Right Hon. P.-E. Trudeau@Prime Minister
Mr. Speaker, the background of our great country is composed of telluric elements of great resistance. Each one of these elements contributes to the strength and personality of our country. From day to day those elements become more obvious, for it will not always be so. From time to time one is tempted to doubt the vigour of the Canadian identity, but in times of distress or of deep reflection, the powerful ties which unite us as Canadians stand out boldly.
Mr. Speaker, one of those ties is the stature of the men who are dedicated to public life in our country. Another tie is the fact that those in power in Canada have always, each in his own way, dedicated themselves to the welfare and the progress of Canada.
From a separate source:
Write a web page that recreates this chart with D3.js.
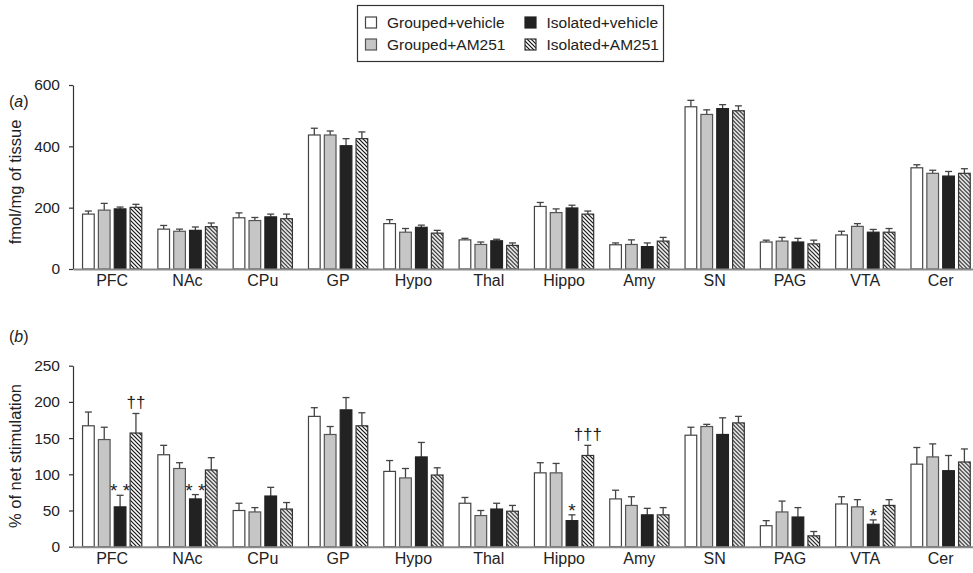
<!DOCTYPE html>
<html>
<head>
<meta charset="utf-8">
<script src="https://cdn.jsdelivr.net/npm/d3@7"></script>
<style>
  html, body { margin: 0; padding: 0; background: #fff; }
  svg { display: block; }
  text { font-family: "Liberation Sans Narrow", "Liberation Sans", Arial, sans-serif; fill: #222; }
</style>
</head>
<body>
<svg id="chart" width="973" height="573"></svg>
<script>
// Brain regions (x categories)
const regions = ["PFC", "NAc", "CPu", "GP", "Hypo", "Thal", "Hippo", "Amy", "SN", "PAG", "VTA", "Cer"];
// Treatment groups
const groups = ["Grouped+vehicle", "Grouped+AM251", "Isolated+vehicle", "Isolated+AM251"];

// (a) CB1 receptor density, fmol/mg of tissue: mean and SEM per group
const densGroupedVeh = [179, 130, 167, 437, 148, 95, 204, 79, 529, 88, 111, 330];
const densGroupedAM  = [192, 123, 158, 437, 120, 80, 184, 80, 504, 91, 139, 312];
const densIsolVeh    = [196, 126, 170, 402, 136, 92, 199, 73, 523, 88, 120, 303];
const densIsolAM     = [201, 138, 164, 425, 117, 77, 179, 91, 516, 82, 120, 312];
const densErrGroupedVeh = [10, 12, 16, 22, 13, 5, 13, 6, 21, 6, 12, 10];
const densErrGroupedAM  = [22, 7, 10, 13, 12, 8, 12, 15, 15, 12, 9, 10];
const densErrIsolVeh    = [6, 11, 9, 23, 7, 5, 9, 12, 13, 12, 9, 15];
const densErrIsolAM     = [10, 12, 15, 22, 9, 8, 10, 12, 16, 12, 12, 15];

// (b) agonist-stimulated binding, % of net stimulation: mean and SEM per group
const stimGroupedVeh = [167, 127, 50, 180, 104, 60, 102, 66, 154, 29, 59, 114];
const stimGroupedAM  = [148, 108, 48, 155, 95, 43, 102, 57, 166, 48, 55, 124];
const stimIsolVeh    = [55, 66, 70, 189, 124, 52, 36, 44, 155, 41, 31, 105];
const stimIsolAM     = [157, 106, 52, 167, 99, 49, 126, 44, 171, 15, 57, 117];
const stimErrGroupedVeh = [19, 13, 10, 12, 15, 8, 14, 12, 11, 7, 10, 23];
const stimErrGroupedAM  = [17, 8, 6, 11, 13, 7, 13, 12, 3, 15, 10, 18];
const stimErrIsolVeh    = [16, 6, 12, 17, 20, 8, 8, 9, 23, 13, 6, 21];
const stimErrIsolAM     = [27, 17, 9, 18, 10, 8, 14, 10, 9, 6, 8, 18];

// Significance marks for panel (b): region, group index, symbol
const marks = [
  { region: "PFC",   group: 2, symbol: "* *" },
  { region: "PFC",   group: 3, symbol: "††" },
  { region: "NAc",   group: 2, symbol: "* *" },
  { region: "Hippo", group: 2, symbol: "*" },
  { region: "Hippo", group: 3, symbol: "†††" },
  { region: "VTA",   group: 2, symbol: "*" }
];

const ticksA = [0, 200, 400, 600];
const ticksB = [0, 50, 100, 150, 200, 250];

const svg = d3.select("#chart");

// Hatch pattern for the Isolated+AM251 bars
const defs = svg.append("defs");
const pat = defs.append("pattern")
  .attr("id", "hatch").attr("patternUnits", "userSpaceOnUse")
  .attr("width", 4).attr("height", 4);
pat.append("rect").attr("width", 4).attr("height", 4).attr("fill", "#fff");
pat.append("path")
  .attr("d", "M-1,-1 L5,5 M-1,3 L1,5 M3,-1 L5,1")
  .attr("stroke", "#111").attr("stroke-width", 1.2);

const fills = ["#ffffff", "#c6c6c6", "#222222", "url(#hatch)"];
const strokes = ["#444", "#555", "#222", "#333"];

const x0 = d3.scaleBand().domain(regions).range([73, 973])
  .paddingInner(0.2).paddingOuter(0.075).align(0.8);
const x1 = d3.scaleBand().domain(d3.range(groups.length))
  .range([0, x0.bandwidth()]).paddingInner(0.2);

function panel(cfg) {
  const y = d3.scaleLinear().domain(cfg.domain).range(cfg.range);
  const g = svg.append("g");

  const rows = regions.map((r, i) => ({
    region: r,
    vals: cfg.means.map((m, k) => ({ k, v: m[i], e: cfg.errs[k][i] }))
  }));

  const rg = g.selectAll("g.region").data(rows).join("g")
    .attr("transform", d => `translate(${x0(d.region)},0)`);

  // error bars (upward only)
  const eb = rg.selectAll("g.err").data(d => d.vals).join("g");
  eb.append("line")
    .attr("x1", d => x1(d.k) + x1.bandwidth() / 2)
    .attr("x2", d => x1(d.k) + x1.bandwidth() / 2)
    .attr("y1", d => y(d.v)).attr("y2", d => y(d.v + d.e))
    .attr("stroke", "#444").attr("stroke-width", 1.3);
  eb.append("line")
    .attr("x1", d => x1(d.k) + x1.bandwidth() / 2 - 3.5)
    .attr("x2", d => x1(d.k) + x1.bandwidth() / 2 + 3.5)
    .attr("y1", d => y(d.v + d.e)).attr("y2", d => y(d.v + d.e))
    .attr("stroke", "#444").attr("stroke-width", 1.3);

  rg.selectAll("rect").data(d => d.vals).join("rect")
    .attr("x", d => x1(d.k) + 0.5)
    .attr("y", d => y(d.v))
    .attr("width", x1.bandwidth() - 1)
    .attr("height", d => y(0) - y(d.v))
    .attr("fill", d => fills[d.k])
    .attr("stroke", d => strokes[d.k])
    .attr("stroke-width", 1.2);

  // y axis
  const ya = g.append("g").attr("transform", "translate(73,0)")
    .call(d3.axisLeft(y).tickValues(cfg.ticks).tickSize(4).tickSizeOuter(0).tickPadding(9));
  ya.select(".domain").attr("stroke", "#333").attr("stroke-width", 1.2);
  ya.selectAll(".tick line").attr("stroke", "#333").attr("stroke-width", 1.2);
  ya.selectAll(".tick text").style("font-size", "15.5px").attr("fill", "#222");

  // x axis
  const xa = g.append("g").attr("transform", `translate(0,${y(0)})`)
    .call(d3.axisBottom(x0).tickSize(0).tickSizeOuter(0).tickPadding(6));
  xa.select(".domain").attr("stroke", "#8a8a8a").attr("stroke-width", 2);
  xa.selectAll(".tick text").style("font-size", "16px").attr("fill", "#222");

  // axis title
  g.append("text")
    .attr("transform", `translate(${cfg.titleX},${cfg.titleY}) rotate(-90)`)
    .attr("text-anchor", "middle")
    .style("font-family", "'Liberation Sans', Arial, sans-serif")
    .style("font-size", "16.5px")
    .text(cfg.title);

  // panel letter
  const lab = g.append("text").attr("x", 9).attr("y", cfg.letterY)
    .style("font-family", "'Liberation Sans', Arial, sans-serif")
    .style("font-size", "16px");
  lab.append("tspan").text("(");
  lab.append("tspan").style("font-style", "italic").text(cfg.letter);
  lab.append("tspan").text(")");

  return { y, g };
}

panel({
  domain: [0, 600], range: [269, 85], ticks: ticksA,
  means: [densGroupedVeh, densGroupedAM, densIsolVeh, densIsolAM],
  errs: [densErrGroupedVeh, densErrGroupedAM, densErrIsolVeh, densErrIsolAM],
  title: "fmol/mg of tissue", titleX: 21, titleY: 182, letter: "a", letterY: 107
});

const pb = panel({
  domain: [0, 250], range: [546.7, 365.7], ticks: ticksB,
  means: [stimGroupedVeh, stimGroupedAM, stimIsolVeh, stimIsolAM],
  errs: [stimErrGroupedVeh, stimErrGroupedAM, stimErrIsolVeh, stimErrIsolAM],
  title: "% of net stimulation", titleX: 21, titleY: 456, letter: "b", letterY: 342
});

// significance symbols above the error bars
const stimMeans = [stimGroupedVeh, stimGroupedAM, stimIsolVeh, stimIsolAM];
const stimErrs = [stimErrGroupedVeh, stimErrGroupedAM, stimErrIsolVeh, stimErrIsolAM];
pb.g.selectAll("text.mark").data(marks).join("text")
  .attr("class", "mark")
  .attr("x", d => x0(d.region) + x1(d.group) + x1.bandwidth() / 2)
  .attr("y", d => {
    const i = regions.indexOf(d.region);
    const top = pb.y(stimMeans[d.group][i] + stimErrs[d.group][i]);
    return d.symbol.startsWith("†") ? top - 5 : top + 2;
  })
  .attr("text-anchor", "middle")
  .style("font-family", "'Liberation Sans', Arial, sans-serif")
  .style("font-size", d => d.symbol.startsWith("†") ? "17px" : "19px")
  .attr("fill", d => d.symbol.startsWith("†") ? "#222" : "#555")
  .text(d => d.symbol);

// legend
const lg = svg.append("g");
lg.append("rect").attr("x", 357.5).attr("y", 5.5).attr("width", 306).attr("height", 56)
  .attr("fill", "#fff").attr("stroke", "#333").attr("stroke-width", 1.2);
const legPos = [[365, 23], [365, 45], [524.5, 23], [524.5, 45]];
groups.forEach((name, k) => {
  const [lx, ly] = legPos[k];
  lg.append("rect").attr("x", lx + 0.5).attr("y", ly - 6).attr("width", 11).attr("height", 11)
    .attr("fill", fills[k]).attr("stroke", strokes[k]).attr("stroke-width", 1.2);
  lg.append("text").attr("x", lx + 22).attr("y", ly).attr("dy", "0.35em")
    .style("font-family", "'Liberation Sans', Arial, sans-serif")
    .style("font-size", "15.5px").text(name);
});
</script>
</body>
</html>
It may be said that Canadians have been well served by the men in their public life and that, when one of them passes away, regardless of what part of the country he comes from, it means a loss for the whole country. When a man of Daniel Johnson's stature leaves us, it is not merely the Canadians of that part of the country who are dealt a blow, but Canada as a whole.
Daniel Johnson exemplified those traits which any political leader, or any man, could well choose as standards of measurement: dedication to his country and his province; pride in the achievements and beauty of his culture and its language; courage in the face of adversities both personal and political; calmness and moderation on occasions when a lesser man would have exhibited neither; loyalty to his party and its convictions; devotion to his family.
All Canadians know that our country is going through a period of capital importance
for our future and that the basic values themselves are those which are sometimes questioned when the future is discussed.
There is no doubt that Mr. Daniel Johnson was one of the distinguished participants and interlocutors in that important dialogue which is now going on between Canadians and through which he was trying to find the common values on which the country could agree and unite. We will not forget that his objective was the recognition and the protection of the rights of French Canadians, since that protection is a matter of conscience for all Canadians and it is also, I think, the objective of all good men in Canada.
The people Mr. Johnson represented in the legislature, those who had elected him, those he had served for many years in his riding, know that they could not have a more conscientious, more energetic and, may I say. gracious spokesman.
On behalf of the government of Canada I express my most heartfelt sympathy to his family, to Quebeckers and to the government of Quebec.
Death could not come, Mr. Speaker, at a more untimely moment for this great Canadian.